All you need is love. ... and respect, and trust, and ...
Love, he says, means that you are willing to give and take within the relationship for the other's benefit. If your relationship has a fundamental level of trust, rapport, respect, and shared ideology and value systems, it will help when problems with work arise.

Shared values help Jason and Stacie Morris of Lowell, Mass., with the course their marriage takes. Both of them knew that having children was the most important goal in their relationship. So, at 23, Jason is willing to work extra hard as the assistant account executive for Schwartz Communications Inc., while Stacie, at 22, is following a career in child care.

"We knew we would have to make sacrifices. I had to find a stable career and work really hard so that I can earn enough so we can be a one-income family," Jason says. They will able to test their family values soon enough; the couple is expecting their first child in September.

Most importantly, this couple respects each other's contribution to their family. And as Forsythe said, respect is the key. Michael Broder, a clinical psychologist in Philadelphia says, "Lack of respect is the kiss of death. It's just a matter of time before the relationship dies." That means respecting not only your partner's career, but also the time you spend together.

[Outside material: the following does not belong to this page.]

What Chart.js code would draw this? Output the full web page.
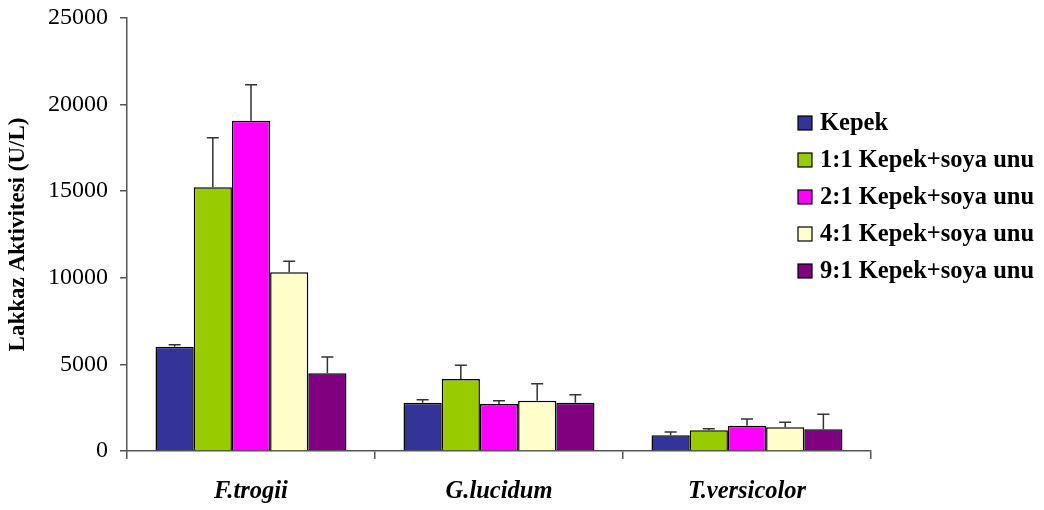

He says that in every relationship, "Problems are going to come up. But if you can't get past them, that is when you have trouble. There is not a 56 percent divorce rate for nothing."

Before you file the papers and chose your job over your partner, try to build back that rapport with your honey. Talk about your work conflicts and attempt to find a compromise. "If you can work it out, you are home," Broder commends. But, he warns that while quitting that job may make things happy right now, there could be a lot of resentment in the long run. "There is no reward for 'martyrism'," he says.

So, expect some career-related glitches along the road to relationship bliss. If you and your partner remember the fundamentals of your relationship, then the career troubles can be worked out. If not, Pat Hudson offers this advice: "Life is one thing after another. But, if it starts to be the same thing over and over -- see a therapist."